While I did not experience the Civil Rights Movement of the 1960’s, the past year for me has marked a turning point for America.  Diversity, inclusion and equality were the subject of countless discussions and debates. It was weekly front-page news in Rhode Island and across the nation, as we explored how America addresses its differences, and explored the roots of our obvious disparities based on race, class, gender, sexuality and religion. The topics covered were as varied as the participants. It quickly became evident that Americans were struggling (and continue to struggle) to find common understanding and common ground.
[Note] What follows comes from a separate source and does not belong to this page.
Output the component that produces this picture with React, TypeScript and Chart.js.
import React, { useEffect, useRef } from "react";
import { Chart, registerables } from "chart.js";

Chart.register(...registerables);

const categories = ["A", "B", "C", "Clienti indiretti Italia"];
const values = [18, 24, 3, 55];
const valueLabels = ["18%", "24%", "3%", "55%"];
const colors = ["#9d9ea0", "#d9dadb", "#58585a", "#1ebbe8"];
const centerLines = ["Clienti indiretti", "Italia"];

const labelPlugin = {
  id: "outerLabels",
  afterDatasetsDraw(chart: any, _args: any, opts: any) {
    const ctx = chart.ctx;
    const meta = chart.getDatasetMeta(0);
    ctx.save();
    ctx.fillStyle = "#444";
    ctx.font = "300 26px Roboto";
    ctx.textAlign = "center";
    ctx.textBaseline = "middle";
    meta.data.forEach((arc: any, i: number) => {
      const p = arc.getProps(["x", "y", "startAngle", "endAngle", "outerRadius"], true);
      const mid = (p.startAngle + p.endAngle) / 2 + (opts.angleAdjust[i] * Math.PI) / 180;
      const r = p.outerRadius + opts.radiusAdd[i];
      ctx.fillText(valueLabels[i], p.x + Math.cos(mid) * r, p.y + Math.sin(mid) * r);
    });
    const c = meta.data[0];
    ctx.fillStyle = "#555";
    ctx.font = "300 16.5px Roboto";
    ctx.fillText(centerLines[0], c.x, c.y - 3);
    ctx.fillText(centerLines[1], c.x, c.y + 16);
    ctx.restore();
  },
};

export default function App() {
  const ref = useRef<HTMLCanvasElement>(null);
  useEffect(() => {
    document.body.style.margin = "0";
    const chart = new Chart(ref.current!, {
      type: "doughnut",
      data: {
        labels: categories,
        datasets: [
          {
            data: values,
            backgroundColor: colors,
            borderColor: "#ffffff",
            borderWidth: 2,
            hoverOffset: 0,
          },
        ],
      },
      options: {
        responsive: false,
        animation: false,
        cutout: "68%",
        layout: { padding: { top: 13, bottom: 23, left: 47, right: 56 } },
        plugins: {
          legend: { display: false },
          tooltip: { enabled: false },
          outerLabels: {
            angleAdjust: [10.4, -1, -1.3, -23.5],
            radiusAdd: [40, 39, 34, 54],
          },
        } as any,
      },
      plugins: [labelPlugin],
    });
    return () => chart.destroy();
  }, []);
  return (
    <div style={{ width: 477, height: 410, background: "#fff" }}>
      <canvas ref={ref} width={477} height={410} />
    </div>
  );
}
While the voices may sometimes seem to be growing louder and opinions ever more entrenched,  a larger and larger percentage of Americans are – either by choice or by necessity – entering into discussions and debates about equity and diversity in America. The ideal that most of us desire, even if there is vast disagreement about how to get there, is the very “oasis of freedom and justice” envisioned by Dr. King in his I Have a Dream speech.  We are still struggling to “transform the jangling discords of our nation into a beautiful symphony of brotherhood.” I look forward to the remarks from Judge Reeves about how far we have come, the current challenges we are facing, and the progress that lies before us.

About Judge Reeves

Judge Reeves is a 1986 magna cum laude graduate of Jackson State University with a major in Political Science, and obtained his law degree from the University of Virginia School of Law in 1989. He has enjoyed a distinguished career as a lawyer and a jurist.  Upon graduating from law school, he clerked for Justice Reuben V. Anderson of the Mississippi Supreme Court. He practiced law with the Phelps Dunbar law firm before serving as Assistant United States Attorney, Chief of the Civil Division for the Southern District of Mississippi. He served nationally on the Department of Justice Civil Chiefs Working Group and was awarded a Certificate of Commendation for the Civil Rights Division of the U.S. Department of Justice. Immediately prior to his nomination to the federal district court by President Barack Obama in 2010, Judge Reeves was engaged in private practice with Pigott Reeves Johnson, P.A., a law firm he co-founded in 2001. Judge Reeves has served on numerous boards and commissions, including those of the ACLU of Mississippi, Mississippi Workers Center for Human Rights, Mississippi Center for Justice, Mississippi Access to Justice Commission, Mississippi Center for Legal Services and the Mississippi Capital Defense Resource Center. Judge Reeves is also the recipient of many honors and awards including the Magnolia Bar’s highest honor, the R. Jess Brown Award. He was named the Mississippi Association of Justice’s Distinguished Jurist of the Year for 2014-2015.